Trooper fired after I-10 traffic stop involving state lawmaker

A state trooper who said he was "trying to be nice" stopped a state legislator for speeding. But instead of writing Rep. Charles McBurney a $250 speeding ticket, the trooper offered him a much less expensive alternative: a $10 fine for not having proof of insurance.

McBurney said he was not speeding and that he did have proof of insurance, which Trooper Charles Swindle didnt request. Outraged by the trooper's conduct, the lawmaker promptly complained to Col. David Brierton, the head of the Florida Highway Patrol, and last week the FHP fired Swindle for violating department rules.

Swindle is appealing the firing, claiming the patrol has a long-running "quid pro quo" policy of not issuing traffic tickets to legislators.
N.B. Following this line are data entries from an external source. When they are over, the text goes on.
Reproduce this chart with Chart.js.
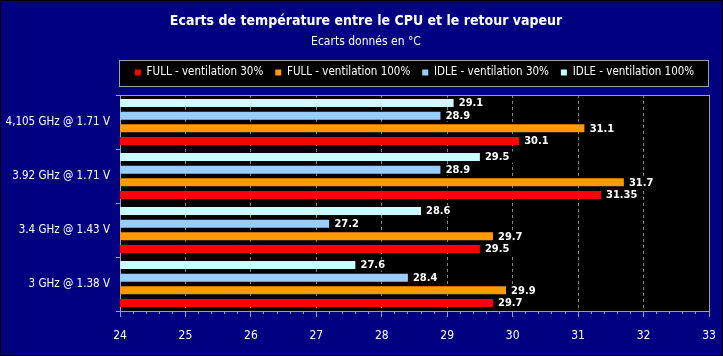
<!DOCTYPE html>
<html><head><meta charset="utf-8">
<script src="https://cdn.jsdelivr.net/npm/chart.js@4"></script>
<style>html,body{margin:0;padding:0;background:#000080;}canvas{display:block}</style>
</head><body>
<canvas id="c" width="723" height="356"></canvas>
<script>
// ---- data ----
const categories = ['4,105 GHz @ 1.71 V', '3.92 GHz @ 1.71 V', '3.4 GHz @ 1.43 V', '3 GHz @ 1.38 V'];
const fullVent30  = [30.1, 31.35, 29.5, 29.7];
const fullVent100 = [31.1, 31.7, 29.7, 29.9];
const idleVent30  = [28.9, 28.9, 27.2, 28.4];
const idleVent100 = [29.1, 29.5, 28.6, 27.6];
const seriesNames = ['FULL - ventilation 30%', 'FULL - ventilation 100%', 'IDLE - ventilation 30%', 'IDLE - ventilation 100%'];
const titleText = 'Ecarts de température entre le CPU et le retour vapeur';
const subtitleText = 'Ecarts donnés en °C';
const xMin = 24, xMax = 33;

// ---- styles ----
const FONT = "'DejaVu Sans Condensed', 'DejaVu Sans', sans-serif";
const AXIS = '#a0a0a0';
const GRID = '#808080';
const NAVY = '#000080';
const LEG_PAD = 12, LEG_FONT = 11.5;

Chart.defaults.font.family = FONT;
Chart.defaults.color = '#ffffff';

const bgPlugin = {
  id: 'bg',
  beforeDraw(chart) {
    const {ctx, chartArea: a, width, height} = chart;
    ctx.save();
    ctx.fillStyle = NAVY; ctx.fillRect(0, 0, width, height);
    ctx.fillStyle = '#000'; ctx.fillRect(a.left, a.top, a.right - a.left, a.bottom - a.top);
    const lg = chart.legend;
    if (lg) {
      const cy = lg.top + LEG_PAD + LEG_FONT / 2;
      const top = Math.round(cy - 13), bottom = Math.round(cy + 14);
      ctx.fillStyle = '#000';
      ctx.fillRect(a.left - 1, top, a.right - a.left + 1, bottom - top);
      ctx.strokeStyle = AXIS; ctx.lineWidth = 1;
      ctx.strokeRect(a.left - 0.5, top + 0.5, a.right - a.left, bottom - top - 1);
    }
    ctx.strokeStyle = '#000'; ctx.lineWidth = 1;
    ctx.strokeRect(0.5, 0.5, width - 1, height - 1);
    ctx.restore();
  }
};

const valuePlugin = {
  id: 'values',
  afterDatasetsDraw(chart) {
    const ctx = chart.ctx;
    ctx.save();
    ctx.font = "bold 11px " + FONT;
    ctx.textBaseline = 'middle'; ctx.textAlign = 'left';
    chart.data.datasets.forEach((ds, i) => {
      const meta = chart.getDatasetMeta(i);
      meta.data.forEach((el, j) => {
        const txt = String(ds.data[j]);
        const w = ctx.measureText(txt).width;
        ctx.fillStyle = '#000';
        ctx.fillRect(el.x, el.y - 5.5, w + 9, 11);
        ctx.fillStyle = '#fff';
        ctx.fillText(txt, el.x + 5, el.y + 0.5);
      });
    });
    ctx.restore();
  }
};

const mk = (label, data, color) => ({
  label, data, backgroundColor: color, borderWidth: 0,
  categoryPercentage: 0.938, barPercentage: 0.632
});

new Chart(document.getElementById('c'), {
  type: 'bar',
  data: {
    labels: categories,
    datasets: [
      mk(seriesNames[3], idleVent100, '#ccffff'),
      mk(seriesNames[2], idleVent30, '#99ccff'),
      mk(seriesNames[1], fullVent100, '#ff9900'),
      mk(seriesNames[0], fullVent30, '#ff0000')
    ]
  },
  options: {
    indexAxis: 'y',
    responsive: false,
    animation: false,
    devicePixelRatio: 1,
    layout: { padding: { left: 0, right: -9, top: 0, bottom: 0 } },
    plugins: {
      title: { display: true, text: titleText, color: '#fff',
        font: { size: 14, weight: 'bold', family: FONT }, padding: { top: 12.6, bottom: 0 } },
      subtitle: { display: true, text: subtitleText, color: '#fff',
        font: { size: 12, family: FONT }, padding: { top: 5.4, bottom: 5.55 } },
      legend: {
        display: true, position: 'top', fullSize: false, reverse: true,
        labels: { boxWidth: 6, boxHeight: 6, padding: LEG_PAD, color: '#fff',
          font: { size: LEG_FONT, family: FONT } }
      },
      tooltip: { enabled: false }
    },
    scales: {
      y: {
        type: 'category', position: 'left',
        afterFit(s) { s.width = 120; },
        grid: { drawOnChartArea: false, color: AXIS, tickColor: AXIS, tickLength: 4, offset: true },
        border: { color: AXIS },
        ticks: { color: '#fff', font: { size: 11.5, family: FONT }, padding: 6 }
      },
      x: {
        type: 'linear', position: 'bottom', min: xMin, max: xMax, weight: 0,
        afterFit(s) { s.height = 45; },
        grid: { color: GRID, tickColor: AXIS, tickLength: 6, tickBorderDash: [] },
        border: { color: AXIS, dash: [3, 3] },
        ticks: { stepSize: 1, color: '#fff', font: { size: 12, family: FONT, lineHeight: 2.2 }, padding: 6, autoSkip: false, maxRotation: 0 }
      },
      xMinor: {
        type: 'linear', position: 'bottom', min: xMin, max: xMax, weight: -1,
        afterFit(s) { s.height = 0; },
        grid: { drawOnChartArea: false, color: AXIS, tickColor: AXIS, tickLength: 3 },
        border: { display: false },
        ticks: { stepSize: 0.2, display: false, autoSkip: false }
      },
      xTop: {
        type: 'linear', position: 'top', min: xMin, max: xMax,
        afterFit(s) { s.height = 6.75; },
        grid: { display: false },
        border: { color: AXIS },
        ticks: { display: false }
      },
      yRight: {
        type: 'linear', position: 'right',
        afterFit(s) { s.width = 23; },
        grid: { display: false },
        border: { color: AXIS },
        ticks: { display: false }
      }
    }
  },
  plugins: [bgPlugin, valuePlugin]
});
</script>
</body></html>
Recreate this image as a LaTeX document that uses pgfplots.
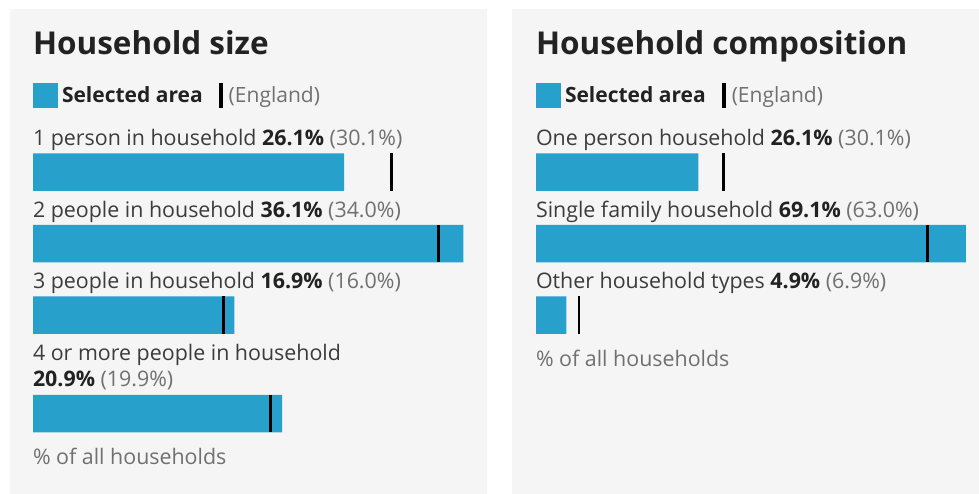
\documentclass[border=0pt]{standalone}
\usepackage{pgfplots}
\pgfplotsset{compat=1.18}
\usepackage{fontspec}
\setmainfont{Open Sans}
\definecolor{barblue}{HTML}{27A0CC}
\definecolor{panelbg}{HTML}{F5F5F5}
\definecolor{titlec}{HTML}{222222}
\definecolor{labc}{HTML}{3C3C3C}
\definecolor{subc}{HTML}{707071}
\newcommand{\lab}[3]{{\color{labc}#1} {\bfseries\color{titlec}#2} {\color{subc}(#3)}}
\tikzset{
  lbl/.style={inner sep=0pt, outer sep=0pt, anchor=base west, font=\fontsize{21.4}{25}\selectfont},
  ttl/.style={inner sep=0pt, outer sep=0pt, anchor=base west, text=titlec, font=\fontsize{31.5}{38}\selectfont\bfseries},
}
\pgfplotsset{
  panel/.style={
    anchor=origin, xmin=0, ymin=0, ymax=494,
    y={(0pt,-1pt)},
    axis lines=none, ticks=none, clip=false,
    legend style={at={(axis cs:0,95)}, anchor=west, draw=none, fill=none,
      inner sep=0pt, outer sep=0pt, column sep=0pt,
      nodes={inner sep=0pt, outer sep=0pt, font=\fontsize{21}{25}\selectfont}},
    legend columns=2,
    legend cell align=left,
  },
  barsty/.style={xbar, fill=barblue, draw=none, bar width=37.5pt, forget plot},
  marksty/.style={only marks, mark=|, mark size=18.75pt, mark options={line width=2.8pt, draw=black}, forget plot},
  legsq/.style={legend image code/.code={\path[draw=none,fill=none] (0pt,0pt) -- (29pt,0pt); \fill[barblue, draw=none] (0pt,-12.5pt) rectangle (24.5pt,12.5pt);}},
  legln/.style={legend image code/.code={\path[draw=none,fill=none] (0pt,0pt) -- (26pt,0pt); \fill[black, draw=none] (16pt,-12.5pt) rectangle (20pt,12.5pt);}},
}
\begin{document}
\begin{tikzpicture}[x=1pt,y=1pt]
\fill[white] (0,0) rectangle (979,-494);
\fill[panelbg] (10,-9) rectangle (487,-494);
\fill[panelbg] (512,-9) rectangle (979,-494);
% ---------- Left panel: Household size ----------
\begin{axis}[panel, at={(33pt,0pt)}, x={(11.92pt,0pt)}, xmax=37]
\addlegendimage{legsq}
\addlegendentry{\bfseries\color{titlec}Selected area}
\addlegendimage{legln}
\addlegendentry{\color{subc}(England)}
\addplot[barsty] coordinates {(26.1,172) (36.1,243.5) (16.9,315) (20.9,413.5)};
\addplot[marksty] coordinates {(30.1,172) (34.0,243.5) (16.0,315) (19.9,413.5)};
\node[ttl] at (axis cs:0,54.3) {Household size};
\node[lbl] at (axis cs:0,145.5) {\lab{1 person in household}{26.1\%}{30.1\%}};
\node[lbl] at (axis cs:0,217) {\lab{2 people in household}{36.1\%}{34.0\%}};
\node[lbl] at (axis cs:0,288.5) {\lab{3 people in household}{16.9\%}{16.0\%}};
\node[lbl, text=labc] at (axis cs:0,360) {4 or more people in household};
\node[lbl] at (axis cs:0,386) {{\bfseries\color{titlec}20.9\%} {\color{subc}(19.9\%)}};
\node[lbl, text=subc] at (axis cs:0,464.3) {\% of all households};
\end{axis}
% ---------- Right panel: Household composition ----------
\begin{axis}[panel, at={(536pt,0pt)}, x={(6.22pt,0pt)}, xmax=70]
\addlegendimage{legsq}
\addlegendentry{\bfseries\color{titlec}Selected area}
\addlegendimage{legln}
\addlegendentry{\color{subc}(England)}
\addplot[barsty] coordinates {(26.1,172) (69.1,243.5) (4.9,315)};
\addplot[marksty] coordinates {(30.1,172) (63.0,243.5) (6.9,315)};
\node[ttl] at (axis cs:0,54.3) {Household composition};
\node[lbl] at (axis cs:0,145.5) {\lab{One person household}{26.1\%}{30.1\%}};
\node[lbl] at (axis cs:0,217) {\lab{Single family household}{69.1\%}{63.0\%}};
\node[lbl] at (axis cs:0,288.5) {\lab{Other household types}{4.9\%}{6.9\%}};
\node[lbl, text=subc] at (axis cs:0,366.5) {\% of all households};
\end{axis}
\end{tikzpicture}
\end{document}
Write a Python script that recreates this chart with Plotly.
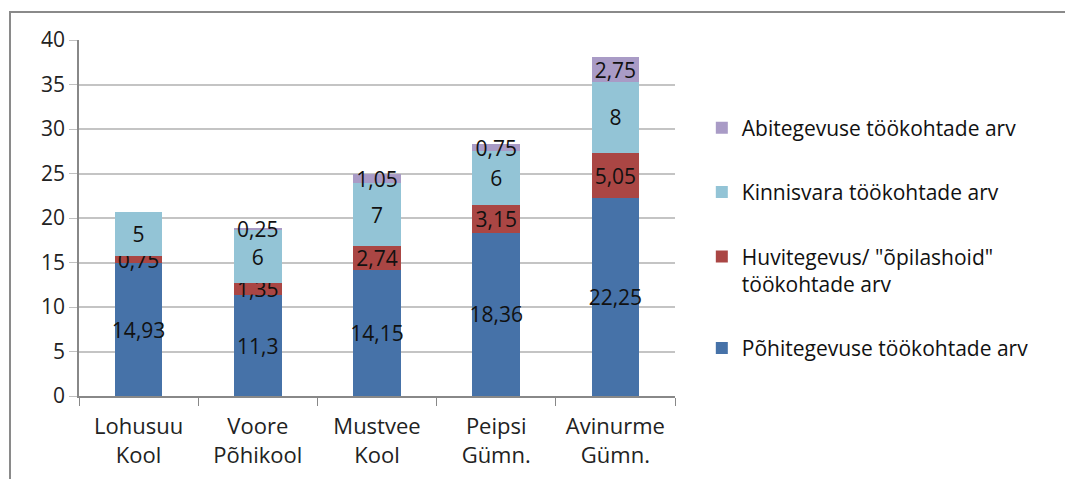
import plotly.graph_objects as go

categories = ["Lohusuu<br>Kool", "Voore<br>Põhikool", "Mustvee<br>Kool", "Peipsi<br>Gümn.", "Avinurme<br>Gümn."]
pohitegevus = [14.93, 11.3, 14.15, 18.36, 22.25]
huvitegevus = [0.75, 1.35, 2.74, 3.15, 5.05]
kinnisvara = [5, 6, 7, 6, 8]
abitegevus = [None, 0.25, 1.05, 0.75, 2.75]

series = [
    ("Põhitegevuse töökohtade arv", pohitegevus, "#4672A8"),
    ("Huvitegevus/ \"õpilashoid\"<br>töökohtade arv", huvitegevus, "#AA4644"),
    ("Kinnisvara töökohtade arv", kinnisvara, "#93C4D6"),
    ("Abitegevuse töökohtade arv", abitegevus, "#A99BC6"),
]

FONT = "Open Sans"

def fmt(v):
    if v is None:
        return ""
    return f"{v:g}".replace(".", ",")

# plot area in page coordinates (body margin 8px shifts the picture)
L, R, T, B = 71, 667, 32, 388
W, H = R - L, B - T

fig = go.Figure()
n = len(series)
for i, (name, vals, color) in enumerate(series):
    fig.add_trace(go.Bar(
        x=categories, y=vals, name=name,
        marker=dict(color=color, line=dict(width=0)),
        text=[fmt(v) for v in vals],
        textposition="inside", insidetextanchor="middle", textangle=0,
        constraintext="none", cliponaxis=False,
        insidetextfont=dict(family=FONT, size=21, color="#111111"),
        legendgroup=f"g{i}", legendrank=n - i,
    ))

fig.update_layout(
    barmode="stack", bargap=0.6,
    width=1073, height=479,
    margin=dict(l=L, r=1073 - R, t=T, b=479 - B),
    paper_bgcolor="white", plot_bgcolor="white",
    font=dict(family=FONT, size=21, color="#222222"),
    uniformtext=dict(minsize=21, mode="show"),
    showlegend=True,
    legend=dict(
        traceorder="grouped", tracegroupgap=34, valign="top",
        x=1.045, xanchor="left", y=0.81, yanchor="top",
        font=dict(family=FONT, size=21, color="#111111"),
        bgcolor="rgba(0,0,0,0)", itemwidth=30,
    ),
    xaxis=dict(
        showline=True, linecolor="#888888", linewidth=1.5,
        ticks="outside", tickson="boundaries", ticklen=8, tickcolor="#888888",
        tickfont=dict(family=FONT, size=22, color="#222222"),
        ticklabelstandoff=10,
        showgrid=False,
    ),
    yaxis=dict(
        range=[0, 40], dtick=5, tick0=0,
        showline=True, linecolor="#888888", linewidth=1.5,
        ticks="outside", ticklen=8, tickcolor="#C0C0C0",
        showgrid=True, gridcolor="#C4C4C4", gridwidth=1.5,
        tickfont=dict(family=FONT, size=21, color="#222222"),
        zeroline=False,
    ),
    shapes=[dict(
        type="rect", xref="paper", yref="paper",
        x0=(2 - L) / W, x1=(1085 - L) / W,
        y0=(B - 495) / H, y1=(B - 4) / H,
        line=dict(color="#8A8A8A", width=2), fillcolor="rgba(0,0,0,0)",
        layer="below",
    )],
)

fig.write_html("out.html")
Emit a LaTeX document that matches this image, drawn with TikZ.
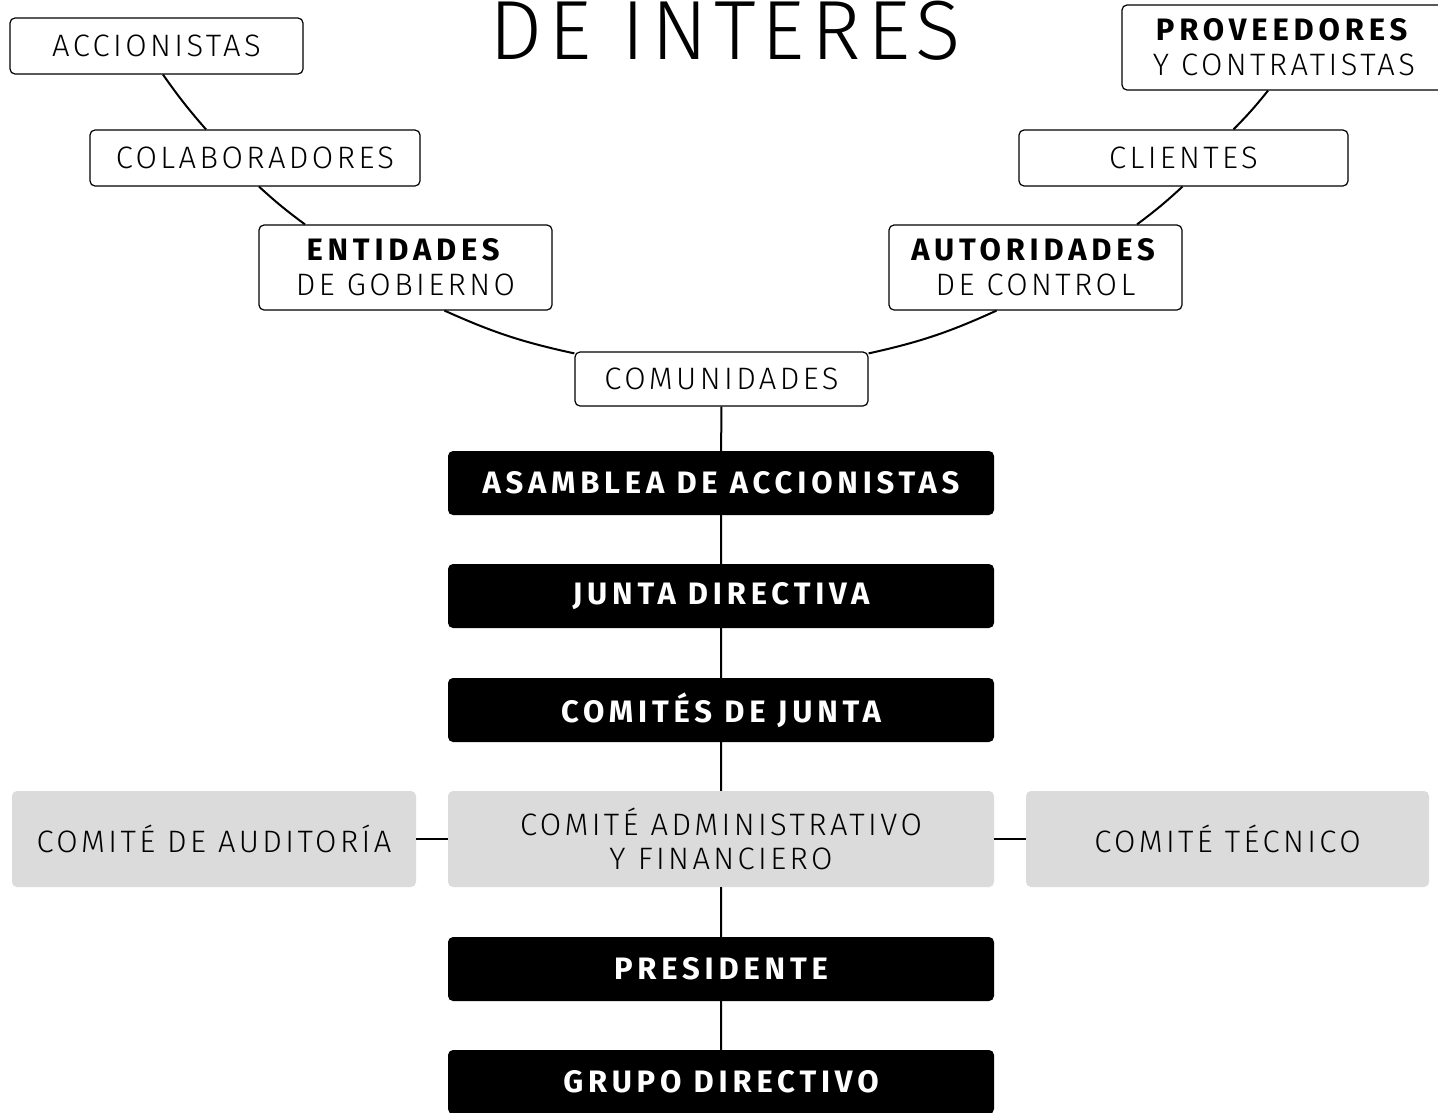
\documentclass[tikz,border=0pt]{standalone}
\usepackage{fontspec}
\setmainfont{Fira Sans}[UprightFont={* Light}, BoldFont={* Bold}, UprightFeatures={LetterSpace=11}, BoldFeatures={LetterSpace=15.5}]
\newfontfamily\titulo{Fira Sans}[UprightFont={* Light}, LetterSpace=7.5]
\definecolor{gris}{RGB}{219,219,219}
\tikzset{>=stealth,
  wbox/.style={draw, fill=white, line width=1.2pt, rounded corners=5pt, align=center, inner sep=0pt, font=\fontsize{31}{35}\selectfont},
  bbox/.style={fill=black, text=white, rounded corners=5pt, minimum width=546pt, minimum height=64pt, inner sep=0pt, font=\fontsize{31}{35}\selectfont\bfseries},
  gbox/.style={fill=gris, rounded corners=5pt, minimum height=96pt, inner sep=0pt, align=center, font=\fontsize{31}{34}\selectfont},
  lazo/.style={line width=2pt}
}

\begin{document}
\begin{tikzpicture}[x=1pt, y=1pt]
\clip (0,0) rectangle (1438,-1112);
\node[anchor=base, inner sep=0pt, font=\titulo\fontsize{84}{84}\selectfont] (tit) at (725,-59) {DE INTERES};
\node[wbox, minimum width=293pt, minimum height=56pt] (acc) at (156.5,-46) {ACCIONISTAS};
\node[wbox, minimum width=330pt, minimum height=56pt] (col) at (255,-158) {COLABORADORES};
\node[wbox, minimum width=293pt, minimum height=85pt] (ent) at (405.5,-267.5) {\textbf{ENTIDADES}\\DE GOBIERNO};
\node[wbox, minimum width=293pt, minimum height=54pt] (com) at (721.5,-379) {COMUNIDADES};
\node[wbox, minimum width=293pt, minimum height=85pt] (aut) at (1035.5,-267.5) {\textbf{AUTORIDADES}\\DE CONTROL};
\node[wbox, minimum width=329pt, minimum height=56pt] (cli) at (1183.5,-158) {CLIENTES};
\node[wbox, minimum width=324pt, minimum height=85pt] (prov) at (1284,-47.5) {\textbf{PROVEEDORES}\\Y CONTRATISTAS};
\node[bbox] (asa) at (721,-483) {ASAMBLEA DE ACCIONISTAS};
\node[bbox] (jun) at (721,-596) {JUNTA DIRECTIVA};
\node[bbox] (cjt) at (721,-710) {COMITÉS DE JUNTA};
\node[gbox, minimum width=404pt] (aud) at (214,-839) {COMITÉ DE AUDITORÍA};
\node[gbox, minimum width=546pt] (adm) at (721,-839) {COMITÉ ADMINISTRATIVO\\Y FINANCIERO};
\node[gbox, minimum width=403pt] (tec) at (1227.5,-839) {COMITÉ TÉCNICO};
\node[bbox] (pre) at (721,-969) {PRESIDENTE};
\node[bbox] (gru) at (721,-1082) {GRUPO DIRECTIVO};
\draw[lazo] ([xshift=6.5pt]acc.south) to[bend right=3] ([xshift=-49pt]col.north);
\draw[lazo] ([xshift=4pt]col.south) to[bend right=3] ([xshift=-100.5pt]ent.north);
\draw[lazo] ([xshift=39pt]ent.south) to[bend right=6] ([yshift=-2pt]com.north west);
\draw[lazo] ([yshift=-2pt]com.north east) to[bend right=6] ([xshift=-39pt]aut.south);
\draw[lazo] ([xshift=101.5pt]aut.north) to[bend right=3] ([xshift=-1pt]cli.south);
\draw[lazo] ([xshift=50pt]cli.north) to[bend right=3] ([xshift=-16pt]prov.south);
\draw[lazo] (com) -- (asa) -- (jun) -- (cjt) -- (adm) -- (pre) -- (gru);
\draw[lazo] (aud) -- (adm) -- (tec);
\end{tikzpicture}
\end{document}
Swindle's lawyer, Sidney Matthew of Tallahassee, argues in a legal challenge of the trooper's firing that before offering McBurney the cheaper option of a $10 fine, he notified his superior, Sgt. Gary Dawson, who OK'd the action.

"This stinks," Matthew said. "FHP can't have it both ways, with a policy of discretion to cut breaks to legislators who are speeding and then turn around and fire them."

"That's horse hockey," said Julie Jones, executive director of the patrol's parent agency, the Department of Highway Safety and Motor Vehicles. "There is no policy that says we give anybody a free pass because they're elected officials." The agency is compiling records to show that nearly a dozen state lawmakers have been cited for speeding or other moving violations in recent months.

The McBurney incident happened on the morning of last Nov. 19 as he and his wife Deborah were driving from Jacksonville to Tallahassee for the one-day organizational session of the Legislature. McBurney, a former assistant state attorney, was driving a black Toyota with a distinctive state legislator specialty license plate when he was pulled over in Madison.

"I didn’t think that what he did was proper," McBurney said. "I didn’t think that was the way he should have acted towards me, or anyone else for that matter. I felt obligated to write the letter. My concern was, if he did that to me, he would do that to anybody."